It has been suggested that azithromycin might prevent a number of infectious diseases, including malaria, infectious diarrhea, and pneumonia. A study was conducted to test that theory specifically in preschool-age children.
The cluster-randomized trial was conducted in communities in Malawi, Niger, and Tanzania. Children ages one month to 59 months were identified in five twice-yearly censuses and given a single directly observed dose of oral azithromycin (approximately 20 mg/kg of body weight) or placebo. The primary outcome was the community-level, aggregate, three-country mortality rate as determined from the twice-yearly censuses.
The trial involved 1,533 communities randomly selected to be in the intervention or control arm.
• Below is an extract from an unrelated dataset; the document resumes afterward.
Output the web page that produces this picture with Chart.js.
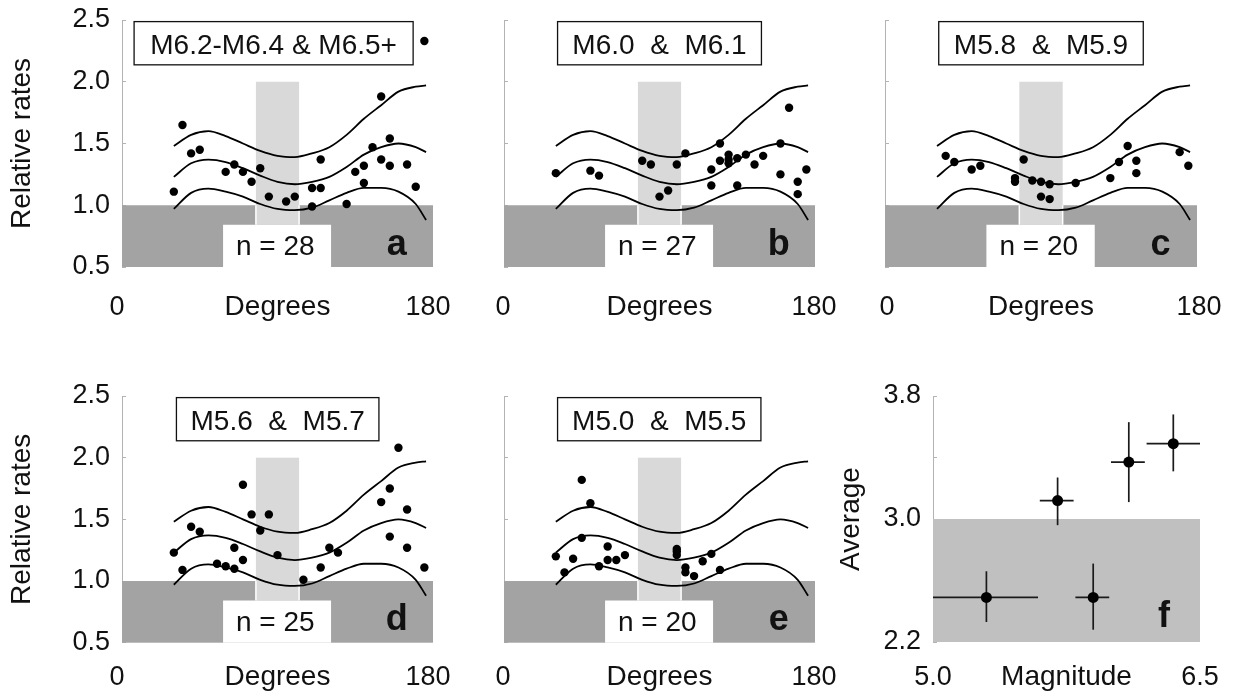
<!DOCTYPE html>
<html>
<head>
<meta charset="utf-8">
<script src="https://cdn.jsdelivr.net/npm/chart.js@4.4.1/dist/chart.umd.min.js"></script>
<style>
  body { margin: 0; background: #fff; width: 1238px; height: 696px; position: relative; overflow: hidden; }
  canvas { position: absolute; }
</style>
</head>
<body>
<canvas id="panelA" width="460" height="340" style="left:0;top:0"></canvas>
<canvas id="panelB" width="380" height="340" style="left:460px;top:0"></canvas>
<canvas id="panelC" width="398" height="340" style="left:840px;top:0"></canvas>
<canvas id="panelD" width="460" height="326" style="left:0;top:370px"></canvas>
<canvas id="panelE" width="380" height="326" style="left:460px;top:370px"></canvas>
<canvas id="panelF" width="418" height="326" style="left:820px;top:370px"></canvas>
<script>
// fitted curves, same in panels a-e
const curveDeg    = [30, 40, 50, 60, 70, 80, 90, 100, 110, 120, 130, 140, 150, 160, 170, 176];
const curveUpper  = [1.48, 1.57, 1.60, 1.56, 1.50, 1.44, 1.40, 1.39, 1.42, 1.47, 1.57, 1.70, 1.81, 1.92, 1.96, 1.97];
const curveMiddle = [1.23, 1.34, 1.37, 1.35, 1.30, 1.24, 1.19, 1.17, 1.19, 1.23, 1.31, 1.41, 1.47, 1.50, 1.47, 1.43];
const curveLower  = [0.97, 1.10, 1.135, 1.11, 1.07, 1.01, 0.97, 0.96, 0.98, 1.04, 1.10, 1.14, 1.14, 1.11, 1.01, 0.88];

// observed rates per magnitude group
const degA  = [30, 35, 40, 45, 60, 65, 70, 75, 80, 85, 95, 100, 110, 110, 115, 115, 130, 135, 140, 140, 145, 150, 150, 155, 155, 165, 170, 175];
const rateA = [1.11, 1.65, 1.42, 1.45, 1.27, 1.33, 1.27, 1.19, 1.30, 1.07, 1.03, 1.07, 1.14, 0.99, 1.14, 1.37, 1.01, 1.27, 1.32, 1.18, 1.47, 1.88, 1.37, 1.54, 1.32, 1.33, 1.15, 2.33];

const degB  = [30, 50, 55, 80, 85, 90, 95, 100, 105, 120, 120, 125, 125, 130, 130, 130, 135, 135, 140, 145, 150, 160, 160, 165, 170, 170, 175];
const rateB = [1.26, 1.28, 1.24, 1.36, 1.33, 1.07, 1.12, 1.33, 1.42, 1.29, 1.16, 1.50, 1.36, 1.41, 1.34, 1.37, 1.16, 1.38, 1.41, 1.33, 1.40, 1.50, 1.25, 1.79, 1.19, 1.09, 1.29];

const degC  = [35, 40, 50, 55, 75, 75, 80, 85, 90, 95, 90, 95, 110, 130, 135, 140, 145, 145, 170, 175];
const rateC = [1.40, 1.35, 1.29, 1.32, 1.22, 1.19, 1.37, 1.20, 1.19, 1.17, 1.07, 1.05, 1.18, 1.22, 1.35, 1.48, 1.36, 1.26, 1.43, 1.32];

const degD  = [30, 35, 40, 45, 55, 60, 65, 65, 70, 70, 75, 80, 85, 90, 105, 115, 120, 125, 150, 155, 155, 160, 165, 165, 175];
const rateD = [1.23, 1.09, 1.44, 1.40, 1.14, 1.12, 1.10, 1.27, 1.17, 1.78, 1.54, 1.41, 1.54, 1.21, 1.01, 1.11, 1.27, 1.23, 1.64, 1.75, 1.36, 2.08, 1.58, 1.27, 1.11];

const degE  = [30, 35, 40, 45, 50, 45, 55, 60, 60, 65, 70, 100, 100, 100, 105, 105, 110, 115, 120, 125];
const rateE = [1.20, 1.07, 1.18, 1.82, 1.63, 1.35, 1.12, 1.28, 1.17, 1.17, 1.21, 1.26, 1.24, 1.21, 1.11, 1.07, 1.04, 1.16, 1.22, 1.09];

// panel f: averages by magnitude
const magCenter = [5.30, 5.70, 5.90, 6.10, 6.35];
const magLow    = [5.00, 5.60, 5.80, 6.00, 6.20];
const magHigh   = [5.59, 5.79, 5.99, 6.19, 6.50];
const avgValue  = [2.49, 3.12, 2.49, 3.37, 3.49];
const avgLow    = [2.33, 2.96, 2.28, 3.11, 3.31];
const avgHigh   = [2.66, 3.27, 2.71, 3.63, 3.68];

// ticks
const rateTicks = [0.5, 1.0, 1.5, 2.0, 2.5];
const degTicks  = [0, 180];
const avgTicks  = [2.2, 2.4, 2.6, 2.8, 3.0, 3.2, 3.4, 3.6, 3.8];
const avgLabelled = [2.2, 3.0, 3.8];
const magTicks  = [5.0, 6.5];

const FONT = "'Liberation Sans', Arial, sans-serif";
const INK = '#111';
Chart.defaults.font.family = FONT;
Chart.defaults.color = INK;

// shaded regions, boxes and letters drawn in data units
function decorPlugin(decor) {
  return {
    id: 'decor',
    beforeDatasetsDraw(chart) {
      const ctx = chart.ctx, x = chart.scales.x, y = chart.scales.y;
      ctx.save();
      decor.rects.forEach(r => {
        const x0 = x.getPixelForValue(r.x0), x1 = x.getPixelForValue(r.x1);
        const y0 = y.getPixelForValue(r.y0), y1 = y.getPixelForValue(r.y1);
        ctx.fillStyle = r.color;
        ctx.fillRect(x0, y1, x1 - x0, y0 - y1);
        if (r.edgeTo) {
          // thin white seams where the light bar meets the dark band
          const ye = y.getPixelForValue(r.edgeTo);
          ctx.strokeStyle = '#fff';
          ctx.lineWidth = 1.5;
          ctx.beginPath();
          ctx.moveTo(x0, y0); ctx.lineTo(x0, ye);
          ctx.moveTo(x1, y0); ctx.lineTo(x1, ye);
          ctx.stroke();
        }
      });
      if (decor.box) {
        const b = decor.box;
        const x0 = x.getPixelForValue(b.x0), x1 = x.getPixelForValue(b.x1);
        const y0 = y.getPixelForValue(b.y0), y1 = y.getPixelForValue(b.y1);
        ctx.fillStyle = '#fff';
        ctx.fillRect(x0, y1, x1 - x0, y0 - y1);
        ctx.strokeStyle = INK;
        ctx.lineWidth = 1.3;
        ctx.strokeRect(x0, y1, x1 - x0, y0 - y1);
        ctx.fillStyle = INK;
        ctx.font = '28px ' + FONT;
        ctx.textAlign = 'center';
        ctx.textBaseline = 'alphabetic';
        ctx.fillText(b.text, (x0 + x1) / 2, y.getPixelForValue(b.textY));
      }
      decor.texts.forEach(t => {
        ctx.fillStyle = INK;
        ctx.font = t.font;
        ctx.textAlign = 'center';
        ctx.textBaseline = 'alphabetic';
        ctx.fillText(t.text, x.getPixelForValue(t.x), y.getPixelForValue(t.y));
      });
      ctx.restore();
    }
  };
}

function toPoints(xs, ys) {
  return xs.map((v, i) => ({ x: v, y: ys[i] }));
}

function curveSet(vals) {
  return {
    data: toPoints(curveDeg, vals),
    showLine: true, pointRadius: 0, pointHoverRadius: 0,
    borderColor: '#000', borderWidth: 1.8,
    cubicInterpolationMode: 'monotone', fill: false
  };
}

// keep the chart area exactly where the layout padding puts it
function fixWidth(w) {
  return s => { s.width = w; s.paddingTop = 0; s.paddingBottom = 0; };
}
function fixHeight(h) {
  return s => { s.height = h; s.paddingLeft = 0; s.paddingRight = 0; };
}

function ratePanel(id, degs, rates, p) {
  new Chart(document.getElementById(id), {
    type: 'scatter',
    data: {
      datasets: [
        { data: toPoints(degs, rates), pointRadius: 4.2, pointHoverRadius: 4.2,
          backgroundColor: '#000', borderColor: '#000', borderWidth: 0 },
        curveSet(curveUpper),
        curveSet(curveMiddle),
        curveSet(curveLower)
      ]
    },
    options: {
      responsive: false,
      animation: false,
      layout: { padding: { left: 0, top: p.padTop, right: p.padRight, bottom: 0 } },
      plugins: { legend: { display: false }, tooltip: { enabled: false } },
      scales: {
        x: {
          min: 0, max: 180,
          afterBuildTicks: s => { s.ticks = degTicks.map(v => ({ value: v })); },
          afterFit: fixHeight(p.xHeight),
          border: { display: false },
          grid: { display: false, drawTicks: false },
          ticks: { padding: p.tickPad, labelOffset: p.labelOffset, maxRotation: 0, autoSkip: false,
                   font: { size: 27 } },
          title: { display: true, text: 'Degrees', font: { size: 28 },
                   padding: { top: 0, bottom: p.titlePad } }
        },
        y: {
          min: 0.5, max: 2.5,
          afterBuildTicks: s => { s.ticks = rateTicks.map(v => ({ value: v })); },
          afterFit: fixWidth(p.yWidth),
          border: { display: true, color: '#b3b3b3', width: 1 },
          grid: { drawOnChartArea: false, drawTicks: true, tickLength: -4, color: '#b3b3b3' },
          ticks: { padding: 16, font: { size: 27 },
                   callback: v => p.showY ? v.toFixed(1) : '' },
          title: { display: p.showY, text: 'Relative rates', font: { size: 28 },
                   padding: { top: 5, bottom: 0 } }
        }
      }
    },
    plugins: [decorPlugin({
      rects: [
        { x0: 0, x1: 180, y0: 0.5, y1: 1.0, color: '#a3a3a3' },
        { x0: 77.5, x1: 102.5, y0: 0.842, y1: 2.0, color: '#d9d9d9', edgeTo: 1.0 },
        { x0: 58.5, x1: 121, y0: 0.5, y1: 0.842, color: '#ffffff' }
      ],
      box: { x0: p.boxX[0], x1: p.boxX[1], y0: 2.137, y1: 2.487, text: p.label, textY: 2.222 },
      texts: [
        { text: p.count, x: 88.7, y: 0.595, font: '28px ' + FONT },
        { text: p.letter, x: 159, y: 0.6, font: 'bold 36px ' + FONT }
      ]
    })]
  });
}

ratePanel('panelA', degA, rateA, {
  label: 'M6.2-M6.4 & M6.5+', count: 'n = 28', letter: 'a', boxX: [7, 168.5],
  showY: true, yWidth: 122, padRight: 27, padTop: 20, xHeight: 73,
  tickPad: 24, titlePad: 15.5, labelOffset: -5
});
ratePanel('panelB', degB, rateB, {
  label: 'M6.0  &  M6.1', count: 'n = 27', letter: 'b', boxX: [31, 149],
  showY: false, yWidth: 44, padRight: 25, padTop: 20, xHeight: 73,
  tickPad: 24, titlePad: 15.5, labelOffset: -1
});
ratePanel('panelC', degC, rateC, {
  label: 'M5.8  &  M5.9', count: 'n = 20', letter: 'c', boxX: [31, 149],
  showY: false, yWidth: 45, padRight: 41, padTop: 20, xHeight: 73,
  tickPad: 24, titlePad: 15.5, labelOffset: 2
});
ratePanel('panelD', degD, rateD, {
  label: 'M5.6  &  M5.7', count: 'n = 25', letter: 'd', boxX: [31.5, 148.7],
  showY: true, yWidth: 122, padRight: 27, padTop: 26, xHeight: 53.3,
  tickPad: 18.5, titlePad: 1.5, labelOffset: -5
});
ratePanel('panelE', degE, rateE, {
  label: 'M5.0  &  M5.5', count: 'n = 20', letter: 'e', boxX: [31, 148.7],
  showY: false, yWidth: 44, padRight: 25, padTop: 26, xHeight: 53.3,
  tickPad: 18.5, titlePad: 1.5, labelOffset: -1
});

// panel f: averages with error bars
const errorBars = [];
magCenter.forEach((m, i) => {
  errorBars.push({ data: [{ x: magLow[i], y: avgValue[i] }, { x: magHigh[i], y: avgValue[i] }] });
  errorBars.push({ data: [{ x: m, y: avgLow[i] }, { x: m, y: avgHigh[i] }] });
});

new Chart(document.getElementById('panelF'), {
  type: 'scatter',
  data: {
    datasets: [
      { data: toPoints(magCenter, avgValue), pointRadius: 5.5, pointHoverRadius: 5.5,
        backgroundColor: '#000', borderColor: '#000', borderWidth: 0 }
    ].concat(errorBars.map(e => Object.assign(e, {
      showLine: true, pointRadius: 0, pointHoverRadius: 0,
      borderColor: '#1a1a1a', borderWidth: 1.7, fill: false
    })))
  },
  options: {
    responsive: false,
    animation: false,
    layout: { padding: { left: 0, top: 26, right: 38, bottom: 0 } },
    plugins: { legend: { display: false }, tooltip: { enabled: false } },
    scales: {
      x: {
        min: 5.0, max: 6.5,
        afterBuildTicks: s => { s.ticks = magTicks.map(v => ({ value: v })); },
        afterFit: fixHeight(54),
        border: { display: false },
        grid: { display: false, drawTicks: false },
        ticks: { padding: 19, maxRotation: 0, autoSkip: false, font: { size: 27 },
                 callback: v => v.toFixed(1) },
        title: { display: true, text: 'Magnitude', font: { size: 28 },
                 padding: { top: 0, bottom: 1.5 } }
      },
      y: {
        min: 2.2, max: 3.8,
        afterBuildTicks: s => { s.ticks = avgTicks.map(v => ({ value: v })); },
        afterFit: fixWidth(113),
        border: { display: true, color: '#b3b3b3', width: 1 },
        grid: { drawOnChartArea: false, drawTicks: true, tickLength: -4, color: '#b3b3b3' },
        ticks: { padding: 16, font: { size: 27 },
                 callback: v => avgLabelled.some(a => Math.abs(a - v) < 1e-6) ? v.toFixed(1) : '' },
        title: { display: true, text: 'Average', font: { size: 28 },
                 padding: { top: 14, bottom: 0 } }
      }
    }
  },
  plugins: [decorPlugin({
    rects: [{ x0: 5.0, x1: 6.5, y0: 2.2, y1: 3.0, color: '#c0c0c0' }],
    texts: [{ text: 'f', x: 6.298, y: 2.298, font: 'bold 36px ' + FONT }]
  })]
});
</script>
</body>
</html>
At baseline census, 97,047 children were enrolled in the azithromycin group and 93,191 in the placebo group. Over the five census visits, 323,302 person-years were monitored. In the three countries combined, the annual mortality rates among enrolled subjects were 14.6 deaths per 1,000 person-years in communities in the azithromycin arm and 16.5 deaths per 1,000 person-years in communities in the placebo arm, for a difference of 13.5% between the azithromycin group and the placebo group. The effect of azithromycin was greatest in children one to five months of age, in whom the mortality rates were also highest in the three countries. Azithromycin efficacy didn't differ significantly by country, age group, treatment period, or treatment coverage.
The authors caution that the development of antibiotic resistance during mass distribution could reverse the mortality benefit, although that wasn't observed in this trial. Nonetheless, that possibility, as well as the cost and risk of adverse effects, must be considered.